Return every line below as is, leaving out the pictures.

═══ Material provided

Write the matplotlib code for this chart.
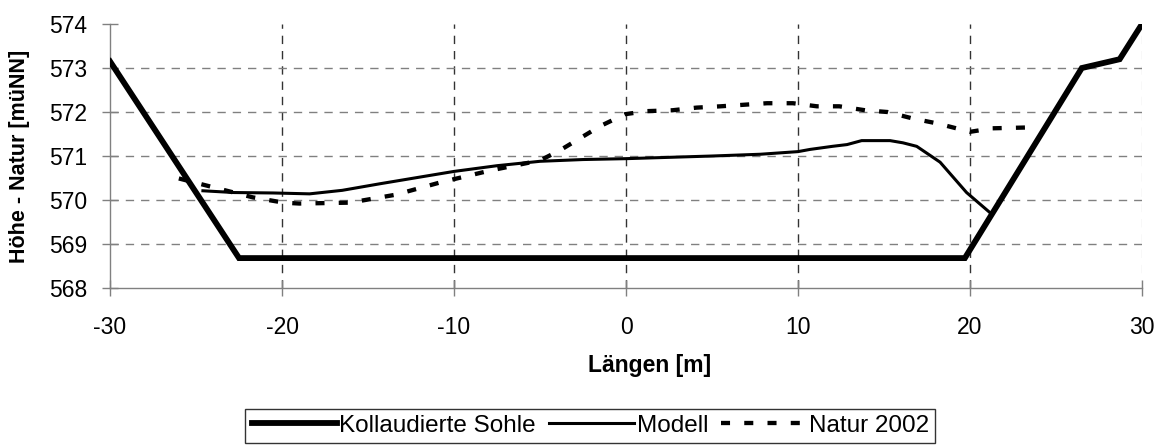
import numpy as np
import matplotlib.pyplot as plt

plt.rcParams['font.family'] = ['Liberation Sans', 'DejaVu Sans']
plt.rcParams['axes.unicode_minus'] = False  # "-30" mit normalem Bindestrich

# Kollaudierte Sohle
sohle_x = [-30.0, -22.5, 19.7, 26.5, 28.7, 30.0]
sohle_y = [573.15, 568.68, 568.68, 573.0, 573.2, 574.0]

# Modell
modell_x = [-24.6, -22.8, -20.5, -18.4, -16.5, -14.3, -12.0, -10.0, -7.5, -5.0, -2.5,
            0.0, 2.5, 5.0, 7.8, 10.0, 10.7, 12.0, 12.85, 13.7, 15.35, 16.1, 16.9,
            18.26, 19.8, 21.2]
modell_y = [570.21, 570.17, 570.16, 570.14, 570.22, 570.37, 570.52, 570.65, 570.78,
            570.88, 570.92, 570.94, 570.97, 571.0, 571.04, 571.1, 571.15, 571.22,
            571.26, 571.35, 571.35, 571.3, 571.22, 570.86, 570.17, 569.7]

# Natur 2002
natur_x = [-26.0, -24.8, -21.7, -19.9, -19.0, -16.05, -13.4, -10.8, -7.9, -5.0, -3.84,
           -1.5, -0.06, 1.2, 2.7, 4.1, 5.5, 8.2, 9.7, 11.1, 12.4, 13.9, 15.2, 16.7,
           18.1, 20.0, 21.3, 23.5]
natur_y = [570.49, 570.37, 570.06, 569.94, 569.92, 569.94, 570.12, 570.4, 570.67,
           570.9, 571.13, 571.68, 571.95, 572.02, 572.04, 572.1, 572.13, 572.2, 572.2,
           572.13, 572.13, 572.04, 572.0, 571.85, 571.74, 571.55, 571.63, 571.65]

x_ticks = np.arange(-30, 31, 10)
y_ticks = np.arange(568, 575, 1)

fig = plt.figure(figsize=(11.62, 4.45), dpi=100)
ax = fig.add_axes([0.0947, 0.3528, 0.8881, 0.5932])

# Gitter
for xv in x_ticks[1:-1]:
    ax.axvline(xv, color='#333333', lw=1, dashes=(6, 5), zorder=1)
ax.axvline(x_ticks[-1], color='#dddddd', lw=1, dashes=(6, 5), zorder=1)
for yv in y_ticks[1:-1]:
    ax.axhline(yv, color='#808080', lw=1, dashes=(6, 5), zorder=1)

ax.plot(sohle_x, sohle_y, color='black', lw=4.2, label='Kollaudierte Sohle',
        solid_joinstyle='miter', zorder=3)
ax.plot(modell_x, modell_y, color='black', lw=2.2, label='Modell', zorder=4)
ax.plot(natur_x, natur_y, color='black', lw=3.1, dashes=(2.1, 3.3), label='Natur 2002',
        zorder=4)

ax.set_xlim(-30, 30)
ax.set_ylim(568, 574)
ax.set_xticks(x_ticks)
ax.set_yticks(y_ticks)
ax.tick_params(direction='inout', length=11, width=1, color='#808080',
               labelsize=16.5)
ax.tick_params(axis='y', pad=11)
ax.tick_params(axis='x', pad=15)

for s in ['top', 'right']:
    ax.spines[s].set_visible(False)
for s in ['left', 'bottom']:
    ax.spines[s].set_color('#808080')
    ax.spines[s].set_linewidth(1)

ax.set_xlabel('Längen [m]', fontsize=16.5, fontweight='bold')
ax.set_ylabel('Höhe - Natur [müNN]', fontsize=15.5, fontweight='bold')
ax.xaxis.set_label_coords(0.523, -0.25)
ax.yaxis.set_label_coords(-0.0775, 0.5)

leg = fig.legend(loc='center', bbox_to_anchor=(0.508, 0.043), ncol=3, fontsize=17.5,
                 frameon=True, fancybox=False, handlelength=3.5, handletextpad=0.1,
                 columnspacing=0.55, borderpad=0.25, borderaxespad=0)
leg.get_frame().set_edgecolor('black')
leg.get_frame().set_linewidth(1)

fig.savefig('out.png', dpi=100)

══════

Full answer →
Write the matplotlib code for this chart.
import numpy as np
import matplotlib.pyplot as plt

plt.rcParams['font.family'] = ['Liberation Sans', 'DejaVu Sans']
plt.rcParams['axes.unicode_minus'] = False  # "-30" mit normalem Bindestrich

# Kollaudierte Sohle
sohle_x = [-30.0, -22.5, 19.7, 26.5, 28.7, 30.0]
sohle_y = [573.15, 568.68, 568.68, 573.0, 573.2, 574.0]

# Modell
modell_x = [-24.6, -22.8, -20.5, -18.4, -16.5, -14.3, -12.0, -10.0, -7.5, -5.0, -2.5,
            0.0, 2.5, 5.0, 7.8, 10.0, 10.7, 12.0, 12.85, 13.7, 15.35, 16.1, 16.9,
            18.26, 19.8, 21.2]
modell_y = [570.21, 570.17, 570.16, 570.14, 570.22, 570.37, 570.52, 570.65, 570.78,
            570.88, 570.92, 570.94, 570.97, 571.0, 571.04, 571.1, 571.15, 571.22,
            571.26, 571.35, 571.35, 571.3, 571.22, 570.86, 570.17, 569.7]

# Natur 2002
natur_x = [-26.0, -24.8, -21.7, -19.9, -19.0, -16.05, -13.4, -10.8, -7.9, -5.0, -3.84,
           -1.5, -0.06, 1.2, 2.7, 4.1, 5.5, 8.2, 9.7, 11.1, 12.4, 13.9, 15.2, 16.7,
           18.1, 20.0, 21.3, 23.5]
natur_y = [570.49, 570.37, 570.06, 569.94, 569.92, 569.94, 570.12, 570.4, 570.67,
           570.9, 571.13, 571.68, 571.95, 572.02, 572.04, 572.1, 572.13, 572.2, 572.2,
           572.13, 572.13, 572.04, 572.0, 571.85, 571.74, 571.55, 571.63, 571.65]

x_ticks = np.arange(-30, 31, 10)
y_ticks = np.arange(568, 575, 1)

fig = plt.figure(figsize=(11.62, 4.45), dpi=100)
ax = fig.add_axes([0.0947, 0.3528, 0.8881, 0.5932])

# Gitter
for xv in x_ticks[1:-1]:
    ax.axvline(xv, color='#333333', lw=1, dashes=(6, 5), zorder=1)
ax.axvline(x_ticks[-1], color='#dddddd', lw=1, dashes=(6, 5), zorder=1)
for yv in y_ticks[1:-1]:
    ax.axhline(yv, color='#808080', lw=1, dashes=(6, 5), zorder=1)

ax.plot(sohle_x, sohle_y, color='black', lw=4.2, label='Kollaudierte Sohle',
        solid_joinstyle='miter', zorder=3)
ax.plot(modell_x, modell_y, color='black', lw=2.2, label='Modell', zorder=4)
ax.plot(natur_x, natur_y, color='black', lw=3.1, dashes=(2.1, 3.3), label='Natur 2002',
        zorder=4)

ax.set_xlim(-30, 30)
ax.set_ylim(568, 574)
ax.set_xticks(x_ticks)
ax.set_yticks(y_ticks)
ax.tick_params(direction='inout', length=11, width=1, color='#808080',
               labelsize=16.5)
ax.tick_params(axis='y', pad=11)
ax.tick_params(axis='x', pad=15)

for s in ['top', 'right']:
    ax.spines[s].set_visible(False)
for s in ['left', 'bottom']:
    ax.spines[s].set_color('#808080')
    ax.spines[s].set_linewidth(1)

ax.set_xlabel('Längen [m]', fontsize=16.5, fontweight='bold')
ax.set_ylabel('Höhe - Natur [müNN]', fontsize=15.5, fontweight='bold')
ax.xaxis.set_label_coords(0.523, -0.25)
ax.yaxis.set_label_coords(-0.0775, 0.5)

leg = fig.legend(loc='center', bbox_to_anchor=(0.508, 0.043), ncol=3, fontsize=17.5,
                 frameon=True, fancybox=False, handlelength=3.5, handletextpad=0.1,
                 columnspacing=0.55, borderpad=0.25, borderaxespad=0)
leg.get_frame().set_edgecolor('black')
leg.get_frame().set_linewidth(1)

fig.savefig('out.png', dpi=100)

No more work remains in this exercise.